一番つらいのは、左足が激しく痛むことである。小さい頃からこの痛みには悩まされていて、痛みが酷い時には、よく学校を休んでいた。なぜこんなに痛むのか、原因は不明だった。左足が痛いと、何もすることが出来なくて、ただひたすらベッドで横になっているしかなかった。

また、医師からはよく「無理をすると病的骨折するから注意するように」と言われていた。私の左足の骨は病気のせいで非常に脆く、ちょっとした負荷でも折れやすくなっているのだ。

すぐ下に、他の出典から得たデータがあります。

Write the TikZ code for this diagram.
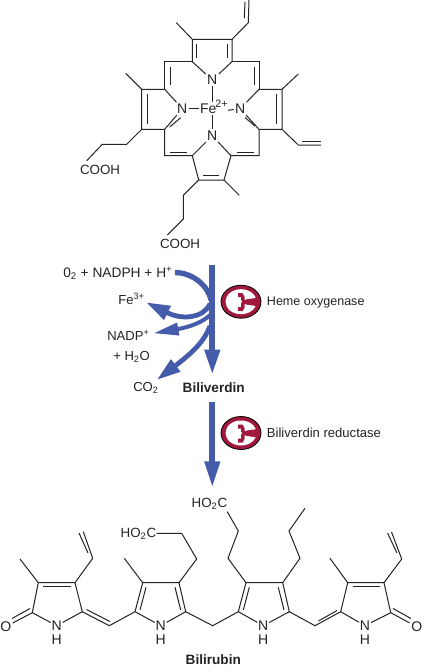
\documentclass[tikz,border=0pt]{standalone}
\usepackage{fontspec}
\setmainfont{Liberation Sans}
\usetikzlibrary{arrows.meta,calc}
\definecolor{flowblue}{RGB}{68,92,170}
\definecolor{enzymered}{RGB}{160,24,62}
\definecolor{bondgray}{RGB}{35,35,35}

\begin{document}
\begin{tikzpicture}[
    x=0.75pt,y=-0.75pt,>=Latex,
    every node/.style={align=center, inner sep=1pt, text=bondgray},
    bond/.style={draw=bondgray,line width=0.75pt,line join=miter},
    atom/.style={font=\fontsize{10.5}{12}\selectfont},
    group/.style={font=\fontsize{10}{12}\selectfont},
    flowlabel/.style={font=\fontsize{9.8}{12}\selectfont},
    title/.style={font=\bfseries\fontsize{10.2}{12}\selectfont},
    mainflow/.style={draw=flowblue,line width=4.4pt,-{Triangle[length=19pt,width=10.8pt]}},
    sideflow/.style={draw=flowblue,line width=3.6pt,-{Triangle[length=18pt,width=10.8pt]}},
    enzyme/.pic={
      \fill[enzymered,draw=black,line width=0.6pt] (0,0) ellipse [x radius=20,y radius=16.5];
      \fill[white] (0,0) ellipse [x radius=15.5,y radius=12.5];
      \fill[enzymered] (17,-4) -- (6,-2.5) -- (3.5,-1.5) -- (3.5,-5) -- (1.5,-8.5) -- (-3,-8.5) -- (-3,-4.5) -- (0,-4.5) -- (0,-1.5) -- (1.5,0) -- (0,1.5)
        -- (0,5.5) -- (-3,5.5) -- (-3,9.5) -- (1.5,9.5) -- (3.5,6) -- (3.5,2) -- (6,3) -- (17,4.5) -- cycle;
    }
  ]
  \useasboundingbox (0,0) rectangle (422,669);
  % heme
  \coordinate (t1) at (192.3,61.7);
  \coordinate (t2) at (192.3,39.3);
  \coordinate (t3) at (232,39.3);
  \coordinate (t4) at (232,61.7);
  \coordinate (mtl) at (164.7,61.7);
  \coordinate (mtr) at (259,61.7);
  \coordinate (l1) at (164.7,89.3);
  \coordinate (l2) at (141.7,89.3);
  \coordinate (l3) at (141.7,129.3);
  \coordinate (l4) at (164.7,129.3);
  \coordinate (r1) at (259,89.3);
  \coordinate (r2) at (282,89.3);
  \coordinate (r3) at (282,129.3);
  \coordinate (r4) at (259,129.3);
  \coordinate (mbl) at (164.7,155.7);
  \coordinate (mbr) at (259,155.7);
  \coordinate (b1) at (192.3,155.7);
  \coordinate (b2) at (198.7,180);
  \coordinate (b3) at (224,180);
  \coordinate (b4) at (231,155.7);
  \node[atom] (fe) at (208.3,108.7) {Fe};
  \node[font=\fontsize{8}{10}\selectfont,inner sep=0pt] (charge) at (221.5,103.8) {2+};
  \node[atom] (ntop) at (212.3,80) {N};
  \node[atom] (nleft) at (182.3,108.7) {N};
  \node[atom] (nright) at (240.3,108.7) {N};
  \node[atom] (nbottom) at (212.3,135.7) {N};
  \node[group] (coohleft) at (100,170.3) {COOH};
  \node[group] (coohbottom) at (180,244.3) {COOH};
  \draw[bond] (176.3,22.7) -- (t2) -- (t3) -- (248.3,22.7) -- (249,0);
  \draw[bond] (244.3,18) -- (245,2);
  \draw[bond] (196.8,44) -- (196.8,58);
  \draw[bond] (227.5,44) -- (227.5,58);
  \draw[bond] (t2) -- (t1) -- (ntop);
  \draw[bond] (t3) -- (t4) -- (ntop);
  \draw[bond] (t1) -- (mtl) -- (l1);
  \draw[bond] (t4) -- (mtr) -- (r1);
  \draw[bond] (170,66.5) -- (170,85);
  \draw[bond] (254,66.5) -- (254,85);
  \draw[bond] (125.7,73.3) -- (l2) -- (l3) -- (l4) -- (nleft);
  \draw[bond] (l2) -- (l1) -- (nleft);
  \draw[bond] (147.3,94) -- (147.3,123.5);
  \draw[bond] (169.7,127) -- (180.7,117.7);
  \draw[bond] (l3) -- (126.7,144.3) -- (102.3,144.3) -- (86.7,160.7);
  \draw[bond] (298.3,74) -- (r2) -- (r3) -- (r4) -- (nright);
  \draw[bond] (r2) -- (r1) -- (nright);
  \draw[bond] (276.7,94) -- (276.7,123.5);
  \draw[bond] (255,126) -- (245,117.5);
  \draw[bond] (r3) -- (298.3,145) -- (321,145);
  \draw[bond] (301.7,141.3) -- (321,141.3);
  \draw[bond] (l4) -- (mbl) -- (b1) -- (nbottom);
  \draw[bond] (r4) -- (mbr) -- (b4) -- (nbottom);
  \draw[bond] (170,152) -- (186.7,152);
  \draw[bond] (236.5,152) -- (254,152);
  \draw[bond] (b1) -- (b2) -- (b3) -- (b4);
  \draw[bond] (203.3,175) -- (219.3,175);
  \draw[bond] (b3) -- (239.3,195.3);
  \draw[bond] (b2) -- (183.3,195.3) -- (183.3,219) -- (167.3,235);
  \draw[bond] (fe) -- (nleft);
  \draw[bond] (charge.south east) ++(0,2.5) -- (nright);
  \draw[bond] (fe.north -| ntop) -- (ntop);
  \draw[bond] (fe.south -| nbottom) -- (nbottom);
  % reaction
  \coordinate (hemeend) at (212.3,265);
  \coordinate (hemetip) at (212.3,375);
  \coordinate (redstart) at (212.3,401.5);
  \coordinate (redtip) at (212.3,488);
  \node[anchor=west,inner sep=0pt,font=\fontsize{10.3}{12}\selectfont] (oxygen) at (63,273) {0\textsubscript{2} + NADPH + H\textsuperscript{+}};
  \node[flowlabel,anchor=west,inner sep=0pt] (feiii) at (118,298.5) {Fe\textsuperscript{3+}};
  \node[flowlabel,anchor=west,inner sep=0pt] (nadp) at (107,335) {NADP\textsuperscript{+}};
  \node[flowlabel,anchor=west,inner sep=0pt] (water) at (113,356.5) {+ H\textsubscript{2}O};
  \node[flowlabel,anchor=west,inner sep=0pt] (carbon) at (133,387.5) {CO\textsubscript{2}};
  \node[title] (biliverdin) at (213.7,387.7) {Biliverdin};
  \node[anchor=west,inner sep=0pt,font=\fontsize{9.4}{12}\selectfont] (oxygenase) at (266.7,302) {Heme oxygenase};
  \node[flowlabel,anchor=west,inner sep=0pt] (reductase) at (266.7,433) {Biliverdin reductase};
  \coordinate (oxystart) at (175,272.5);
  \coordinate (oxyend) at (211,300);
  \coordinate (festart) at (210,304);
  \coordinate (fetip) at (146,302.3);
  \coordinate (nadpstart) at (210,315);
  \coordinate (nadptip) at (153.3,333.3);
  \coordinate (cotwostart) at (210,326);
  \coordinate (cotwotip) at (156.7,380);
  \draw[mainflow] (hemeend) -- (hemetip);
  \draw[mainflow,-{Triangle[length=20pt,width=10.8pt]}] (redstart) -- (redtip);
  \draw[draw=flowblue,line width=4pt] (oxystart) .. controls (190,272.5) and (207,283) .. (oxyend);
  \draw[sideflow] (festart) .. controls (204,317) and (184,321) .. (fetip);
  \draw[sideflow,line width=3pt,-{Triangle[length=19pt,width=9pt]}] (nadpstart) .. controls (203,322) and (190,327) .. (nadptip);
  \draw[sideflow] (cotwostart) .. controls (204,342) and (192,353) .. (cotwotip);
  \pic (oxyicon) at (241,301.7) {enzyme};
  \pic (redicon) at (241,433) {enzyme};
  % bilirubin
  \coordinate (aa) at (32.3,612.7);
  \coordinate (ab) at (38.3,582.7);
  \coordinate (ac) at (75,582.7);
  \coordinate (ad) at (82.3,611.7);
  \coordinate (ba) at (135,611.7);
  \coordinate (bb) at (142.7,582.7);
  \coordinate (bc) at (179,582.7);
  \coordinate (bd) at (185.7,611.7);
  \coordinate (ca) at (238.3,611.7);
  \coordinate (cb) at (246,582.7);
  \coordinate (cc) at (282.7,582.7);
  \coordinate (cd) at (289.3,611.7);
  \coordinate (da) at (340.7,611.7);
  \coordinate (db) at (347.7,582.7);
  \coordinate (dc) at (384,582.7);
  \coordinate (dd) at (390.7,612.7);
  \node[atom] (oleft) at (5.7,626.7) {O};
  \node[atom] (oright) at (416.7,626.7) {O};
  \node[atom,inner sep=0.5pt] (na) at (56.7,625.7) {N};
  \node[atom,inner sep=0.5pt] (nb) at (160.7,625.7) {N};
  \node[atom,inner sep=0.5pt] (nc) at (263.3,625.7) {N};
  \node[atom,inner sep=0.5pt] (nd) at (365,625.7) {N};
  \node[atom,inner sep=0.5pt] (ha) at (56.7,640) {H};
  \node[atom,inner sep=0.5pt] (hb) at (160.7,640) {H};
  \node[atom,inner sep=0.5pt] (hc) at (263.3,640) {H};
  \node[atom,inner sep=0.5pt] (hd) at (365,640) {H};
  \node[group,anchor=east,inner sep=0pt] (acidleft) at (156.5,533.5) {HO\textsubscript{2}C};
  \node[group,anchor=east,inner sep=0pt] (acidright) at (227.5,503.5) {HO\textsubscript{2}C};
  \node[title] (bilirubin) at (213.3,660) {Bilirubin};
  \draw[bond] (oleft) -- (aa) -- (ab) -- (ac) -- (ad) -- (na) -- (aa);
  \draw[bond] (12,618.5) -- (30,608.5);
  \draw[bond] (43.3,586.7) -- (70.7,586.7);
  \draw[bond] (20,559) -- (ab);
  \draw[bond] (ac) -- (92.7,558.3) -- (83.3,531.7);
  \draw[bond] (88,553) -- (79,533);
  \draw[bond] (ad) -- (109.3,625.7) -- (ba);
  \draw[bond] (86.5,609.5) -- (110,621.5);
  \draw[bond] (ba) -- (bb) -- (bc) -- (bd) -- (nb) -- (ba);
  \draw[bond] (140,610) -- (146,587.3);
  \draw[bond] (180.7,610) -- (175,587.3);
  \draw[bond] (124.3,558.3) -- (bb);
  \draw[bond] (bc) -- (196.7,559) -- (181.7,533.3) -- (acidleft);
  \draw[bond] (bd) -- (212.7,625.7) -- (ca);
  \draw[bond] (ca) -- (cb) -- (cc) -- (cd) -- (nc) -- (ca);
  \draw[bond] (243.3,610) -- (249.3,587.3);
  \draw[bond] (284,610) -- (278.3,587.3);
  \draw[bond] (cb) -- (228,558.3) -- (238.3,531) -- (227.3,511.7);
  \draw[bond] (cc) -- (300,558.3) -- (289,531) -- (305,508.3);
  \draw[bond] (cd) -- (315,625.7) -- (da);
  \draw[bond] (318.5,621) -- (337,610.5);
  \draw[bond] (da) -- (db) -- (dc) -- (dd) -- (nd) -- (da);
  \draw[bond] (353.3,586.7) -- (380,586.7);
  \draw[bond] (330,558.3) -- (db);
  \draw[bond] (dc) -- (401.7,559) -- (391.5,532);
  \draw[bond] (397,553) -- (387.5,533);
  \draw[bond] (dd) -- (oright);
  \draw[bond] (393,608.5) -- (411,618.5);
\end{tikzpicture}
\end{document}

さらに「足が痛むのは”骨が折れる”危険信号」だと言われており、「骨折すると悪性化する確率が高くなる」とも言われていた。私は子供心にこの言葉に恐怖を覚え、トラウマのようになってしまった。

手術を受けて、一時的には回復しても、数年経つとまた悪化してしまう。そして再び手術を受け、今度こそ良くなったかと思いきや、やはり数年経てば再度悪化してしまう。左足を悪くしてから40年、ずっとこれの繰り返しだった。

思春期の頃は、「何故私がこんな病気にかかってしまったのだろう」と嘆き悲しんでいたが、「もう足が完治することはない」と知った18歳の頃から、自分の病気のことを冷静に受け入れられるようになっていた。

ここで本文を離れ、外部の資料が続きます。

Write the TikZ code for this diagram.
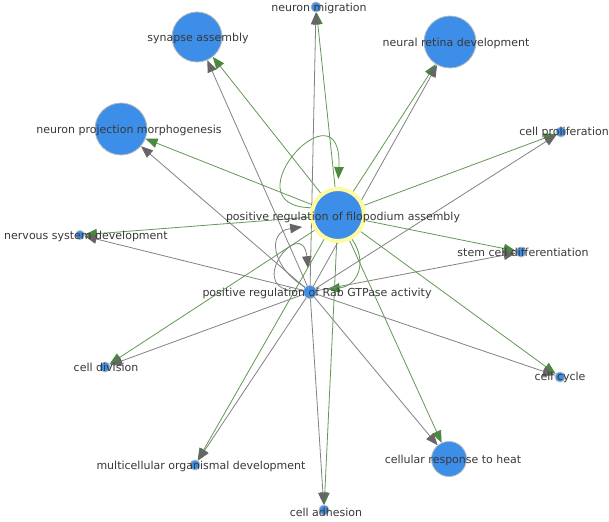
\documentclass[tikz,border=0pt]{standalone}
\usepackage{fontspec}
\setmainfont{DejaVu Sans}
\usetikzlibrary{arrows.meta,backgrounds}
\definecolor{termblue}{RGB}{61,142,232}
\definecolor{filogreen}{RGB}{100,152,86}
\definecolor{filotip}{RGB}{74,136,62}
\definecolor{rabgray}{RGB}{130,130,130}
\definecolor{rabtip}{RGB}{102,102,102}
\definecolor{halo}{RGB}{255,249,160}
\tikzstyle{term}=[circle,fill=termblue,draw=gray!55,line width=0.8pt,inner sep=0pt]
\tikzstyle{txt}=[text=black!78,font=\fontsize{11}{13}\selectfont,inner sep=0pt]
\tikzstyle{filo}=[draw=filogreen,line width=0.8pt,-{Triangle[length=12pt,width=9.5pt,color=filotip]}]
\tikzstyle{rab}=[draw=rabgray,line width=0.8pt,-{Triangle[length=12pt,width=9.5pt,color=rabtip]}]

\begin{document}
\begin{tikzpicture}[x=1pt,y=-1pt]
\useasboundingbox (0,0) rectangle (609,521);
% terms
\node[term,draw=halo,line width=4pt,minimum size=52pt] (filo) at (338,215) {};
\node[term,minimum size=13pt] (rab) at (310,292) {};
\node[term,minimum size=10pt] (mig) at (316,7) {};
\node[term,minimum size=50pt] (syn) at (197,37) {};
\node[term,minimum size=52pt] (ret) at (450,42) {};
\node[term,minimum size=52pt] (npm) at (121,129) {};
\node[term,minimum size=10pt] (pro) at (561,132) {};
\node[term,minimum size=10pt] (stem) at (521,252) {};
\node[term,minimum size=9pt] (nsd) at (80,235) {};
\node[term,minimum size=10pt] (div) at (105,367) {};
\node[term,minimum size=10pt] (cyc) at (560,377) {};
\node[term,minimum size=35pt] (heat) at (449,459) {};
\node[term,minimum size=10pt] (mod) at (195,465) {};
\node[term,minimum size=10pt] (adh) at (324,510) {};
% labels
\node[txt] (filol) at (343,217) {positive regulation of filopodium assembly};
\node[txt] (rabl) at (317,293) {positive regulation of Rab GTPase activity};
\node[txt] (migl) at (319,8) {neuron migration};
\node[txt] (synl) at (198,38) {synapse assembly};
\node[txt] (retl) at (456,43) {neural retina development};
\node[txt] (npml) at (129,130) {neuron projection morphogenesis};
\node[txt] (prol) at (564,132) {cell proliferation};
\node[txt] (steml) at (523,252) {stem cell differentiation};
\node[txt] (nsdl) at (86,236) {nervous system development};
\node[txt] (divl) at (106,367) {cell division};
\node[txt] (cycl) at (560,377) {cell cycle};
\node[txt] (heatl) at (453,460) {cellular response to heat};
\node[txt] (modl) at (201,466) {multicellular organismal development};
\node[txt] (adhl) at (326,512) {cell adhesion};
\begin{pgfonlayer}{background}
\fill[white] (0,0) rectangle (609,521);
% loops and the two curved links
\draw[filo,shorten >=8pt] (filo.165) .. controls (226,206) and (343,78) .. (filo.north);
\draw[rab,shorten >=17pt] (rab.170) .. controls (238,296) and (302,212) .. (rab.north);
\draw[rab,shorten >=10pt] (rab.135) .. controls (272,268) and (266,232) .. (filo.202);
\draw[filo,shorten >=11pt] (filo.300) .. controls (368,262) and (358,286) .. (rab.15);
% filopodium assembly links
\draw[filo] (filo) -- (mig);
\draw[filo] (filo) -- (syn);
\draw[filo] (filo) -- (ret);
\draw[filo] (filo) -- (npm);
\draw[filo] (filo) -- (pro);
\draw[filo] (filo) -- (stem);
\draw[filo] (filo) -- (nsd);
\draw[filo] (filo) -- (div);
\draw[filo] (filo) -- (cyc);
\draw[filo] (filo) -- (heat);
\draw[filo] (filo) -- (mod);
\draw[filo] (filo) -- (adh);
% Rab GTPase links
\draw[rab] (rab) -- (mig);
\draw[rab] (rab) -- (syn);
\draw[rab] (rab) -- (ret);
\draw[rab] (rab) -- (npm);
\draw[rab] (rab) -- (pro);
\draw[rab] (rab) -- (stem);
\draw[rab] (rab) -- (nsd);
\draw[rab] (rab) -- (div);
\draw[rab] (rab) -- (cyc);
\draw[rab] (rab) -- (heat);
\draw[rab] (rab) -- (mod);
\draw[rab] (rab) -- (adh);
\end{pgfonlayer}
\end{tikzpicture}
\end{document}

今では、障害者手帳を所持しているし、障害年金も支給されているので、無事に暮らすことが出来ている。また、身体の他に、1級の精神障害者保健福祉手帳も持っていて、それにより、医療費も助成されているので、本当にありがたいことである。週に一度、家事全般をやってくれるヘルパーも来てくれているし、それも非常に助かっている。

数年に一度、MRIやCTスキャン、骨シンチなどの大掛かりな検査を受けなければならないのが大変だが、あとは平穏な日々を送ることが出来ている。願わくば、このまま左足の病気が悪化せず、無事でいられたらいいなと思う。